▶ _Data segment_:
◆ ◆ ◆ ◆ ◆ ◆ ◆
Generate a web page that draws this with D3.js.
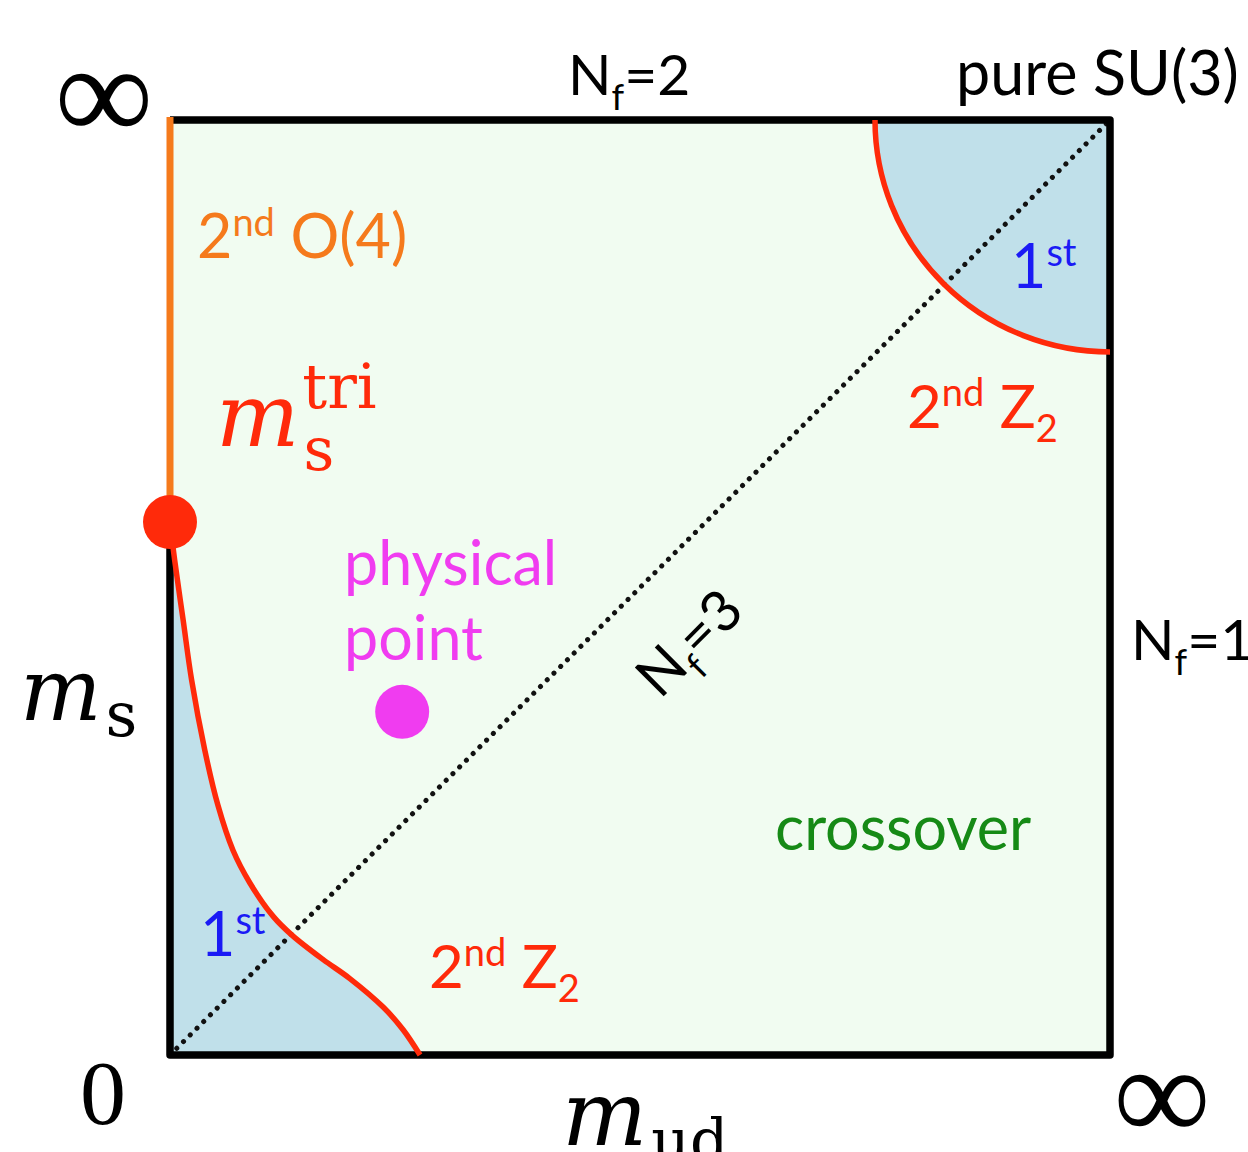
<!DOCTYPE html>
<html>
<head>
<meta charset="utf-8">
<script src="https://cdn.jsdelivr.net/npm/d3@7"></script>
<style>
  html, body { margin: 0; padding: 0; background: #fff; }
  svg { display: block; }
  .sans { font-family: Lato, "Open Sans", sans-serif; }
  .math { font-family: "DejaVu Serif", "Liberation Serif", serif; }
  .serif { font-family: "Liberation Serif", "DejaVu Serif", serif; }
</style>
</head>
<body>
<svg id="chart" width="1248" height="1152"></svg>
<script>
// Columbia plot: order of the QCD thermal transition in the (m_ud, m_s) plane.
// Both axes run from 0 to infinity, mapped onto [0, 1].

// Lower-left boundary of the first-order region (m_ud, m_s), from the
// tricritical point on the m_s axis down to the m_ud axis.
const chiralBoundaryUd = [0.000, 0.005, 0.014, 0.023, 0.037, 0.051, 0.067, 0.085, 0.110, 0.130, 0.163, 0.191, 0.227, 0.248, 0.266];
const chiralBoundaryS  = [0.570, 0.529, 0.465, 0.401, 0.326, 0.267, 0.219, 0.184, 0.148, 0.128, 0.102, 0.082, 0.051, 0.027, 0.000];

// Quarter-circle boundary of the first-order region around pure SU(3):
// radius along m_ud and along m_s.
const su3Radius = [0.25, 0.248];

// Special points
const tricritical = [0.0, 0.570];      // m_s^tri on the m_s axis
const physicalPoint = [0.247, 0.367];  // physical quark masses

// Corner labels: origin, top of the m_s axis, end of the m_ud axis
const axisTicks = ["0", "\u221E", "\u221E"];

const svg = d3.select("#chart");
const x = d3.scaleLinear().domain([0, 1]).range([170, 1110]);
const y = d3.scaleLinear().domain([0, 1]).range([1055, 120]);

const colors = {
  crossover: "#f1fcf1",
  first: "#c0e0ea",
  red: "#ff2a0a",
  orange: "#f57a1c",
  magenta: "#f03cf0",
  blue: "#1a1af5",
  green: "#168a16"
};

// Background: crossover region
svg.append("rect")
  .attr("x", x(0)).attr("y", y(1))
  .attr("width", x(1) - x(0)).attr("height", y(0) - y(1))
  .attr("fill", colors.crossover);

// Lower-left first-order region
const chiralPts = chiralBoundaryUd.map((u, i) => [u, chiralBoundaryS[i]]);
const line = d3.line().x(d => x(d[0])).y(d => y(d[1])).curve(d3.curveCatmullRom.alpha(0.5));
svg.append("path")
  .attr("d", line(chiralPts) + `L${x(0)},${y(0)}Z`)
  .attr("fill", colors.first);

// Upper-right first-order region (quarter circle around (1,1))
const rx = x(1) - x(1 - su3Radius[0]);
const ry = y(1 - su3Radius[1]) - y(1);
const su3Arc = `M${x(1 - su3Radius[0])},${y(1)} A${rx},${ry} 0 0 0 ${x(1)},${y(1 - su3Radius[1])}`;
svg.append("path")
  .attr("d", su3Arc + ` L${x(1)},${y(1)} Z`)
  .attr("fill", colors.first);

// Nf = 3 diagonal
svg.append("line")
  .attr("x1", x(0)).attr("y1", y(0))
  .attr("x2", x(1)).attr("y2", y(1))
  .attr("stroke", "#111").attr("stroke-width", 5)
  .attr("stroke-linecap", "round")
  .attr("stroke-dasharray", "0.1 9.4");

// Frame: black edges, orange O(4) line on the m_s axis above the tricritical point
svg.append("path")
  .attr("d", `M${x(0)},${y(tricritical[1])} L${x(0)},${y(0)} L${x(1)},${y(0)} L${x(1)},${y(1)} L${x(0)},${y(1)}`)
  .attr("fill", "none").attr("stroke", "#000").attr("stroke-width", 7.5)
  .attr("stroke-linejoin", "round");
svg.append("line")
  .attr("x1", x(0)).attr("y1", y(1) - 3)
  .attr("x2", x(0)).attr("y2", y(tricritical[1]))
  .attr("stroke", colors.orange).attr("stroke-width", 7);

// Second-order Z2 boundaries
svg.append("path")
  .attr("d", line(chiralPts))
  .attr("fill", "none").attr("stroke", colors.red).attr("stroke-width", 5.5);
svg.append("path")
  .attr("d", su3Arc)
  .attr("fill", "none").attr("stroke", colors.red).attr("stroke-width", 5.5);

// Tricritical point and physical point
svg.append("circle")
  .attr("cx", x(tricritical[0])).attr("cy", y(tricritical[1]))
  .attr("r", 27).attr("fill", colors.red);
svg.append("circle")
  .attr("cx", x(physicalPoint[0])).attr("cy", y(physicalPoint[1]))
  .attr("r", 27).attr("fill", colors.magenta);

// ---------- Text ----------
function label(px, py, parts, opts) {
  const t = svg.append("text")
    .attr("x", px).attr("y", py)
    .attr("class", opts.cls || "sans")
    .attr("font-size", opts.size)
    .attr("fill", opts.color || "#000");
  if (opts.anchor) t.attr("text-anchor", opts.anchor);
  if (opts.rotate) t.attr("transform", `rotate(${opts.rotate},${px},${py})`);
  parts.forEach(p => {
    const s = t.append("tspan").text(p.t);
    if (p.dy) s.attr("dy", p.dy);
    if (p.size) s.attr("font-size", p.size);
    if (p.dx) s.attr("dx", p.dx);
    if (p.style) s.attr("font-style", p.style);
  });
  return t;
}

// Corner values
label(104, 140, [{t: axisTicks[1]}], {cls: "serif", size: 138, anchor: "middle"});
label(103, 1124, [{t: axisTicks[0]}], {cls: "serif", size: 92, anchor: "middle"});
label(1162, 1140, [{t: axisTicks[2]}], {cls: "serif", size: 136, anchor: "middle"});

// Axis titles
label(20, 720, [{t: "m", style: "italic"}, {t: "s", size: 62, dy: 16, dx: 4}], {cls: "math", size: 86});
label(562, 1145, [{t: "m", style: "italic"}, {t: "ud", size: 60, dy: 16, dx: 4}], {cls: "math", size: 90});

// Edge labels
label(568, 95, [{t: "N"}, {t: "f", size: 36, dy: 15}, {t: "=2", dy: -15}], {size: 57});
label(956, 95, [{t: "pure SU(3)"}], {size: 61});
label(1131, 660, [{t: "N"}, {t: "f", size: 36, dy: 15}, {t: "=1", dy: -15}], {size: 57});

// Region labels
label(197, 258, [{t: "2"}, {t: "nd", size: 38, dy: -22}, {t: " O(4)", dy: 22}], {size: 61, color: colors.orange});
label(1011, 288, [{t: "1"}, {t: "st", size: 38, dy: -22}], {size: 61, color: colors.blue});
label(200, 956, [{t: "1"}, {t: "st", size: 38, dy: -22}], {size: 61, color: colors.blue});
label(907, 428, [{t: "2"}, {t: "nd", size: 38, dy: -22}, {t: " Z", dy: 22}, {t: "2", size: 38, dy: 14}], {size: 60, color: colors.red});
label(429, 988, [{t: "2"}, {t: "nd", size: 38, dy: -22}, {t: " Z", dy: 22}, {t: "2", size: 38, dy: 14}], {size: 60, color: colors.red});
label(344, 585, [{t: "physical"}], {size: 61, color: colors.magenta});
label(344, 660, [{t: "point"}], {size: 61, color: colors.magenta});
label(775, 850, [{t: "crossover"}], {size: 61, color: colors.green});

// Tricritical mass label
label(216, 446, [{t: "m", style: "italic"}, {t: "s", size: 60, dy: 24, dx: 4}, {t: "tri", size: 62, dy: -62, dx: -32}], {cls: "math", size: 88, color: colors.red});

// Nf = 3 along the diagonal
label(660, 700, [{t: "N"}, {t: "f", size: 36, dy: 15}, {t: "=3", dy: -15}], {size: 57, rotate: -45});
</script>
</body>
</html>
◆ ◆ ◆ ◆ ◆ ◆ ◆
▶ _Work to complete_: Transcribe all the data word for word; the images stay out.

▶ _Task response_:
Generate a web page that draws this with D3.js.
<!DOCTYPE html>
<html>
<head>
<meta charset="utf-8">
<script src="https://cdn.jsdelivr.net/npm/d3@7"></script>
<style>
  html, body { margin: 0; padding: 0; background: #fff; }
  svg { display: block; }
  .sans { font-family: Lato, "Open Sans", sans-serif; }
  .math { font-family: "DejaVu Serif", "Liberation Serif", serif; }
  .serif { font-family: "Liberation Serif", "DejaVu Serif", serif; }
</style>
</head>
<body>
<svg id="chart" width="1248" height="1152"></svg>
<script>
// Columbia plot: order of the QCD thermal transition in the (m_ud, m_s) plane.
// Both axes run from 0 to infinity, mapped onto [0, 1].

// Lower-left boundary of the first-order region (m_ud, m_s), from the
// tricritical point on the m_s axis down to the m_ud axis.
const chiralBoundaryUd = [0.000, 0.005, 0.014, 0.023, 0.037, 0.051, 0.067, 0.085, 0.110, 0.130, 0.163, 0.191, 0.227, 0.248, 0.266];
const chiralBoundaryS  = [0.570, 0.529, 0.465, 0.401, 0.326, 0.267, 0.219, 0.184, 0.148, 0.128, 0.102, 0.082, 0.051, 0.027, 0.000];

// Quarter-circle boundary of the first-order region around pure SU(3):
// radius along m_ud and along m_s.
const su3Radius = [0.25, 0.248];

// Special points
const tricritical = [0.0, 0.570];      // m_s^tri on the m_s axis
const physicalPoint = [0.247, 0.367];  // physical quark masses

// Corner labels: origin, top of the m_s axis, end of the m_ud axis
const axisTicks = ["0", "\u221E", "\u221E"];

const svg = d3.select("#chart");
const x = d3.scaleLinear().domain([0, 1]).range([170, 1110]);
const y = d3.scaleLinear().domain([0, 1]).range([1055, 120]);

const colors = {
  crossover: "#f1fcf1",
  first: "#c0e0ea",
  red: "#ff2a0a",
  orange: "#f57a1c",
  magenta: "#f03cf0",
  blue: "#1a1af5",
  green: "#168a16"
};

// Background: crossover region
svg.append("rect")
  .attr("x", x(0)).attr("y", y(1))
  .attr("width", x(1) - x(0)).attr("height", y(0) - y(1))
  .attr("fill", colors.crossover);

// Lower-left first-order region
const chiralPts = chiralBoundaryUd.map((u, i) => [u, chiralBoundaryS[i]]);
const line = d3.line().x(d => x(d[0])).y(d => y(d[1])).curve(d3.curveCatmullRom.alpha(0.5));
svg.append("path")
  .attr("d", line(chiralPts) + `L${x(0)},${y(0)}Z`)
  .attr("fill", colors.first);

// Upper-right first-order region (quarter circle around (1,1))
const rx = x(1) - x(1 - su3Radius[0]);
const ry = y(1 - su3Radius[1]) - y(1);
const su3Arc = `M${x(1 - su3Radius[0])},${y(1)} A${rx},${ry} 0 0 0 ${x(1)},${y(1 - su3Radius[1])}`;
svg.append("path")
  .attr("d", su3Arc + ` L${x(1)},${y(1)} Z`)
  .attr("fill", colors.first);

// Nf = 3 diagonal
svg.append("line")
  .attr("x1", x(0)).attr("y1", y(0))
  .attr("x2", x(1)).attr("y2", y(1))
  .attr("stroke", "#111").attr("stroke-width", 5)
  .attr("stroke-linecap", "round")
  .attr("stroke-dasharray", "0.1 9.4");

// Frame: black edges, orange O(4) line on the m_s axis above the tricritical point
svg.append("path")
  .attr("d", `M${x(0)},${y(tricritical[1])} L${x(0)},${y(0)} L${x(1)},${y(0)} L${x(1)},${y(1)} L${x(0)},${y(1)}`)
  .attr("fill", "none").attr("stroke", "#000").attr("stroke-width", 7.5)
  .attr("stroke-linejoin", "round");
svg.append("line")
  .attr("x1", x(0)).attr("y1", y(1) - 3)
  .attr("x2", x(0)).attr("y2", y(tricritical[1]))
  .attr("stroke", colors.orange).attr("stroke-width", 7);

// Second-order Z2 boundaries
svg.append("path")
  .attr("d", line(chiralPts))
  .attr("fill", "none").attr("stroke", colors.red).attr("stroke-width", 5.5);
svg.append("path")
  .attr("d", su3Arc)
  .attr("fill", "none").attr("stroke", colors.red).attr("stroke-width", 5.5);

// Tricritical point and physical point
svg.append("circle")
  .attr("cx", x(tricritical[0])).attr("cy", y(tricritical[1]))
  .attr("r", 27).attr("fill", colors.red);
svg.append("circle")
  .attr("cx", x(physicalPoint[0])).attr("cy", y(physicalPoint[1]))
  .attr("r", 27).attr("fill", colors.magenta);

// ---------- Text ----------
function label(px, py, parts, opts) {
  const t = svg.append("text")
    .attr("x", px).attr("y", py)
    .attr("class", opts.cls || "sans")
    .attr("font-size", opts.size)
    .attr("fill", opts.color || "#000");
  if (opts.anchor) t.attr("text-anchor", opts.anchor);
  if (opts.rotate) t.attr("transform", `rotate(${opts.rotate},${px},${py})`);
  parts.forEach(p => {
    const s = t.append("tspan").text(p.t);
    if (p.dy) s.attr("dy", p.dy);
    if (p.size) s.attr("font-size", p.size);
    if (p.dx) s.attr("dx", p.dx);
    if (p.style) s.attr("font-style", p.style);
  });
  return t;
}

// Corner values
label(104, 140, [{t: axisTicks[1]}], {cls: "serif", size: 138, anchor: "middle"});
label(103, 1124, [{t: axisTicks[0]}], {cls: "serif", size: 92, anchor: "middle"});
label(1162, 1140, [{t: axisTicks[2]}], {cls: "serif", size: 136, anchor: "middle"});

// Axis titles
label(20, 720, [{t: "m", style: "italic"}, {t: "s", size: 62, dy: 16, dx: 4}], {cls: "math", size: 86});
label(562, 1145, [{t: "m", style: "italic"}, {t: "ud", size: 60, dy: 16, dx: 4}], {cls: "math", size: 90});

// Edge labels
label(568, 95, [{t: "N"}, {t: "f", size: 36, dy: 15}, {t: "=2", dy: -15}], {size: 57});
label(956, 95, [{t: "pure SU(3)"}], {size: 61});
label(1131, 660, [{t: "N"}, {t: "f", size: 36, dy: 15}, {t: "=1", dy: -15}], {size: 57});

// Region labels
label(197, 258, [{t: "2"}, {t: "nd", size: 38, dy: -22}, {t: " O(4)", dy: 22}], {size: 61, color: colors.orange});
label(1011, 288, [{t: "1"}, {t: "st", size: 38, dy: -22}], {size: 61, color: colors.blue});
label(200, 956, [{t: "1"}, {t: "st", size: 38, dy: -22}], {size: 61, color: colors.blue});
label(907, 428, [{t: "2"}, {t: "nd", size: 38, dy: -22}, {t: " Z", dy: 22}, {t: "2", size: 38, dy: 14}], {size: 60, color: colors.red});
label(429, 988, [{t: "2"}, {t: "nd", size: 38, dy: -22}, {t: " Z", dy: 22}, {t: "2", size: 38, dy: 14}], {size: 60, color: colors.red});
label(344, 585, [{t: "physical"}], {size: 61, color: colors.magenta});
label(344, 660, [{t: "point"}], {size: 61, color: colors.magenta});
label(775, 850, [{t: "crossover"}], {size: 61, color: colors.green});

// Tricritical mass label
label(216, 446, [{t: "m", style: "italic"}, {t: "s", size: 60, dy: 24, dx: 4}, {t: "tri", size: 62, dy: -62, dx: -32}], {cls: "math", size: 88, color: colors.red});

// Nf = 3 along the diagonal
label(660, 700, [{t: "N"}, {t: "f", size: 36, dy: 15}, {t: "=3", dy: -15}], {size: 57, rotate: -45});
</script>
</body>
</html>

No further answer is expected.